Faith and facts

Ninus Andarnuswari


Journalists covering a terrorist attack in Central Jakarta, 14 January 2016.
Photo: WikiCommons

Mediating Islam: Cosmopolitan Journalisms in Muslim Southeast Asia
Janet Steele 
NUS Press: 2018
The question of whether or not Islam is compatible with liberal democracy has long animated political scientists. Samuel P. Huntington famously offered a fatalistic view — that it would lead to a “clash of civilisations”, especially between the West and the Muslim world.

Indeed, advocates of Islam’s incompatibility with democracy are quick to claim that Islamists everywhere aspire to estabish an Islamic state, where shariah law would be fully implemented to cure all the ills of modern society. (Shariah includes stipulations to cut off the hands of thieves and stone people who commit adultery.) Those proponents draw further ammunition from the fact that many Muslim countries have existed under authoritarian rule for much of their modern history. As if that’s not enough, the advent of “global terrorism” spawned by militant groups like al-Qaeda, Islamic State and others leads to the inevitable conclusion that Islam is anathema to the ideals of democracy.

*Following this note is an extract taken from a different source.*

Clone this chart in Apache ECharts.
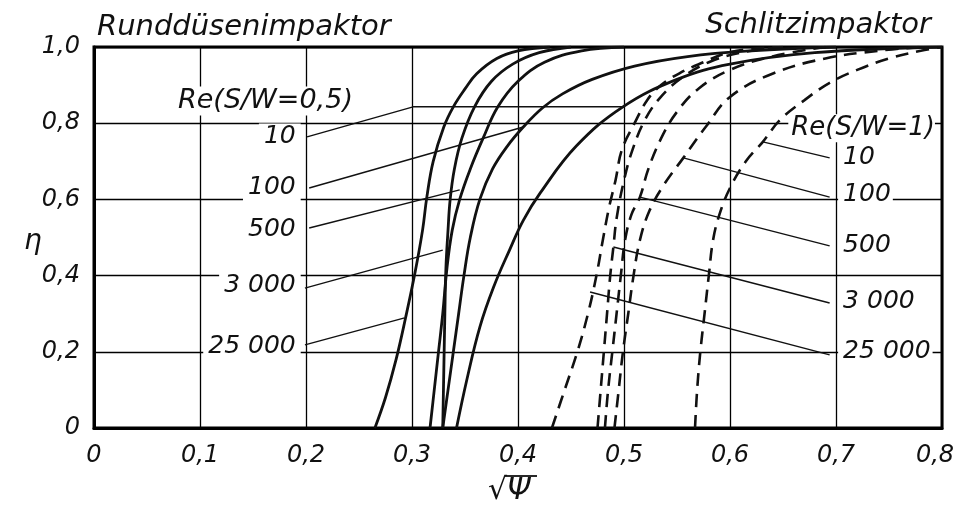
<!DOCTYPE html>
<html>
<head>
<meta charset="utf-8">
<script src="https://cdn.jsdelivr.net/npm/echarts@6/dist/echarts.min.js"></script>
<style>
  html, body { margin: 0; background: #fff; }
  #chart { width: 957px; height: 513px; }
</style>
</head>
<body>
<div id="chart"></div>
<script>
// Abscheidegrad eta ueber sqrt(Psi), Runddüse (S/W=0,5) und Schlitz (S/W=1)
const reynolds = ['10', '100', '500', '3 000', '25 000'];

// Runddüsenimpaktor (durchgezogen)
const round10 = [[0.342, 0], [0.352, 0.13], [0.364, 0.265], [0.377, 0.37], [0.392, 0.467], [0.405, 0.545], [0.421, 0.617], [0.455, 0.74], [0.499, 0.843], [0.55, 0.915], [0.6, 0.955], [0.68, 0.985], [0.8, 1.0]];
const round100 = [[0.329, 0], [0.334, 0.1], [0.339, 0.2], [0.344, 0.3], [0.349, 0.4], [0.355, 0.5], [0.364, 0.6], [0.376, 0.68], [0.39, 0.74], [0.405, 0.79], [0.423, 0.84], [0.442, 0.877], [0.47, 0.915], [0.51, 0.95], [0.56, 0.975], [0.62, 0.99], [0.7, 1.0]];
const round500 = [[0.317, 0], [0.321, 0.1], [0.325, 0.2], [0.329, 0.3], [0.333, 0.42], [0.338, 0.52], [0.345, 0.6], [0.355, 0.68], [0.367, 0.76], [0.381, 0.843], [0.4, 0.91], [0.425, 0.96], [0.46, 0.99], [0.5, 1.0]];
const round3000 = [[0.329, 0], [0.33, 0.15], [0.331, 0.3], [0.332, 0.42], [0.334, 0.52], [0.336, 0.6], [0.34, 0.68], [0.347, 0.76], [0.359, 0.843], [0.375, 0.91], [0.395, 0.955], [0.42, 0.985], [0.45, 1.0]];
const round25000 = [[0.265, 0], [0.275, 0.08], [0.285, 0.18], [0.294, 0.29], [0.303, 0.41], [0.31, 0.52], [0.314, 0.606], [0.32, 0.7], [0.33, 0.79], [0.339, 0.843], [0.35, 0.89], [0.361, 0.93], [0.38, 0.97], [0.4, 0.99], [0.43, 1.0]];

// Schlitzimpaktor (gestrichelt)
const slit10 = [[0.567, 0], [0.569, 0.1], [0.572, 0.2], [0.576, 0.3], [0.58, 0.4], [0.584, 0.493], [0.59, 0.56], [0.6, 0.63], [0.615, 0.7], [0.631, 0.751], [0.647, 0.808], [0.67, 0.86], [0.694, 0.906], [0.72, 0.94], [0.75, 0.97], [0.78, 0.99], [0.8, 1.0]];
const slit100 = [[0.491, 0], [0.495, 0.1], [0.499, 0.2], [0.504, 0.3], [0.509, 0.4], [0.515, 0.493], [0.524, 0.57], [0.538, 0.64], [0.556, 0.709], [0.577, 0.79], [0.6, 0.869], [0.64, 0.93], [0.69, 0.97], [0.74, 0.99], [0.78, 1.0]];
const slit500 = [[0.482, 0], [0.485, 0.1], [0.489, 0.2], [0.493, 0.3], [0.497, 0.4], [0.501, 0.493], [0.507, 0.56], [0.515, 0.606], [0.523, 0.68], [0.535, 0.76], [0.55, 0.83], [0.57, 0.89], [0.6, 0.94], [0.64, 0.975], [0.69, 1.0]];
const slit3000 = [[0.475, 0], [0.478, 0.1], [0.481, 0.2], [0.484, 0.3], [0.487, 0.4], [0.49, 0.475], [0.493, 0.55], [0.5, 0.65], [0.508, 0.73], [0.52, 0.81], [0.535, 0.87], [0.555, 0.92], [0.58, 0.96], [0.61, 0.985], [0.65, 1.0]];
const slit25000 = [[0.432, 0], [0.444, 0.1], [0.456, 0.2], [0.466, 0.3], [0.474, 0.4], [0.48, 0.493], [0.486, 0.58], [0.492, 0.65], [0.498, 0.73], [0.51, 0.8], [0.522, 0.861], [0.535, 0.9], [0.553, 0.932], [0.575, 0.96], [0.597, 0.984], [0.62, 0.995], [0.65, 1.0]];

// Bezugslinien Beschriftung -> Kurve
const leadRound = [
  [[0.201, 0.764], [0.301, 0.843], [0.499, 0.843]],
  [[0.203, 0.63], [0.405, 0.79]],
  [[0.203, 0.525], [0.345, 0.625]],
  [[0.199, 0.367], [0.329, 0.467]],
  [[0.199, 0.218], [0.293, 0.289]]
];
const leadSlit = [
  [[0.631, 0.751], [0.694, 0.709]],
  [[0.556, 0.709], [0.694, 0.606]],
  [[0.515, 0.606], [0.694, 0.478]],
  [[0.49, 0.475], [0.694, 0.328]],
  [[0.468, 0.357], [0.694, 0.192]]
];

// Beschriftungspositionen
const labelRoundPos = [[0.195, 0.764], [0.195, 0.63], [0.195, 0.52], [0.195, 0.373], [0.195, 0.213]];
const labelSlitPos = [[0.702, 0.709], [0.702, 0.612], [0.702, 0.48], [0.702, 0.331], [0.702, 0.2]];

const FONT = 'DejaVu Sans';
const INK = '#111';

const chart = echarts.init(document.getElementById('chart'));

function fmt(v) {
  return v === 0 ? '0' : v.toFixed(1).replace('.', ',');
}
// letzte x-Beschriftung wie im Original etwas nach links
function fmtX(v) {
  return v >= 0.8 ? '{last|' + fmt(v) + '}' : fmt(v);
}

const roundCurves = [round10, round100, round500, round3000, round25000];
const slitCurves = [slit10, slit100, slit500, slit3000, slit25000];

const series = [];
roundCurves.forEach((d, i) => {
  series.push({
    name: 'Rund Re ' + reynolds[i], type: 'line', data: d, smooth: 0.4,
    symbol: 'none', lineStyle: { color: INK, width: 2.8 }, z: 3
  });
});
slitCurves.forEach((d, i) => {
  series.push({
    name: 'Schlitz Re ' + reynolds[i], type: 'line', data: d, smooth: 0.4,
    symbol: 'none', lineStyle: { color: INK, width: 2.6, type: [13, 8] }, z: 3
  });
});
leadRound.concat(leadSlit).forEach((d) => {
  series.push({
    type: 'line', data: d, symbol: 'none', silent: true,
    lineStyle: { color: INK, width: 1.4 }, z: 2
  });
});

const textBase = {
  show: true, color: INK, opacity: 1, fontFamily: FONT, fontStyle: 'italic',
  fontSize: 25, backgroundColor: '#fff', padding: [1, 5]
};

series.push({
  type: 'scatter', symbolSize: 0, silent: true, z: 5, itemStyle: { opacity: 1 },
  data: labelRoundPos.map((p, i) => ({ value: p, name: reynolds[i] })),
  label: Object.assign({}, textBase, { position: 'left', distance: 0, formatter: '{b}' })
});
series.push({
  type: 'scatter', symbolSize: 0, silent: true, z: 5, itemStyle: { opacity: 1 },
  data: labelSlitPos.map((p, i) => ({ value: p, name: reynolds[i] })),
  label: Object.assign({}, textBase, { position: 'right', distance: 0, formatter: '{b}', padding: [1, 2, 1, 5] })
});
series.push({
  type: 'scatter', symbolSize: 0, silent: true, z: 5, itemStyle: { opacity: 1 },
  data: [
    { value: [0.0764, 0.858], name: 'Re(S/W=0,5)', label: { fontSize: 27 } },
    { value: [0.655, 0.787], name: 'Re(S/W=1)', label: { fontSize: 26 } }
  ],
  label: Object.assign({}, textBase, { position: 'right', distance: 0, formatter: '{b}', padding: [1, 0, 1, 3] })
});

const titleStyle = { color: INK, fontFamily: FONT, fontStyle: 'italic', fontWeight: 'normal', fontSize: 29 };
const tickFont = { color: INK, fontFamily: FONT, fontStyle: 'italic', fontSize: 24 };

const option = {
  animation: false,
  backgroundColor: '#fff',
  grid: {
    left: 94, right: 15, top: 47, bottom: 85, outerBoundsMode: 'none',
    show: true, borderColor: '#000', borderWidth: 3
  },
  title: [
    { text: 'Runddüsenimpaktor', left: 92, top: 8, textStyle: titleStyle },
    { text: 'Schlitzimpaktor', right: 21, top: 6, textStyle: titleStyle }
  ],
  xAxis: {
    type: 'value', min: 0, max: 0.8, interval: 0.1,
    axisLine: { show: true, lineStyle: { color: '#000', width: 3 } },
    axisTick: { show: false },
    splitLine: { show: true, lineStyle: { color: '#000', width: 1.3 } },
    axisLabel: Object.assign({}, tickFont, {
      margin: 16, formatter: fmtX,
      rich: { last: Object.assign({}, tickFont, { padding: [0, 14, 0, 0] }) }
    })
  },
  yAxis: {
    type: 'value', min: 0, max: 1, interval: 0.2,
    axisLine: { show: true, lineStyle: { color: '#000', width: 3 } },
    axisTick: { show: false },
    splitLine: { show: true, lineStyle: { color: '#000', width: 1.3 } },
    axisLabel: Object.assign({}, tickFont, { margin: 14, formatter: fmt })
  },
  graphic: [
    { type: 'text', left: 24, top: 228,
      style: { text: 'η', fill: INK, font: 'italic 28px "DejaVu Sans"' } },
    { type: 'text', left: 488, top: 476,
      style: { text: '√Ψ', fill: INK, font: 'italic 30px "DejaVu Sans"' } },
    { type: 'line', shape: { x1: 505, y1: 476, x2: 537, y2: 476 },
      style: { stroke: INK, lineWidth: 1.8 } }
  ],
  series: series
};

chart.setOption(option);
</script>
</body>
</html>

In some cases, the enmity is mutual. Many in the Muslim world harbour suspicions that democracy, along with its fundamental tenets such as human rights and freedom of speech, is some sort of a Western concoction or conspiracy to undermine Islam. In Indonesia, for example, Islamic groups such as the vocal Islamic Defenders’ Front see democracy as an evil Western plan to thwart Muslims at every step. To make their point, they assume a hostile attitude toward the use of words like “liberal”, “secular” and “pluralism”. The Indonesian Ulema Council has even denounced “pluralism” — (deliberately) mistaking it for a heterodox act of people from all religious backgrounds praying together and mixing rituals. A simple online search for “Ulil Abshar-Abdalla”, the founder of the Islamic Liberal Network, who comes from a prominent Nahdlatul Ulama family (the largest moderate Muslim organisation in Indonesia), associates his name with “sesat” (heresy). Add the word “liberal”, and the results offer a glimpse of the widespread prejudice against Western ideologies.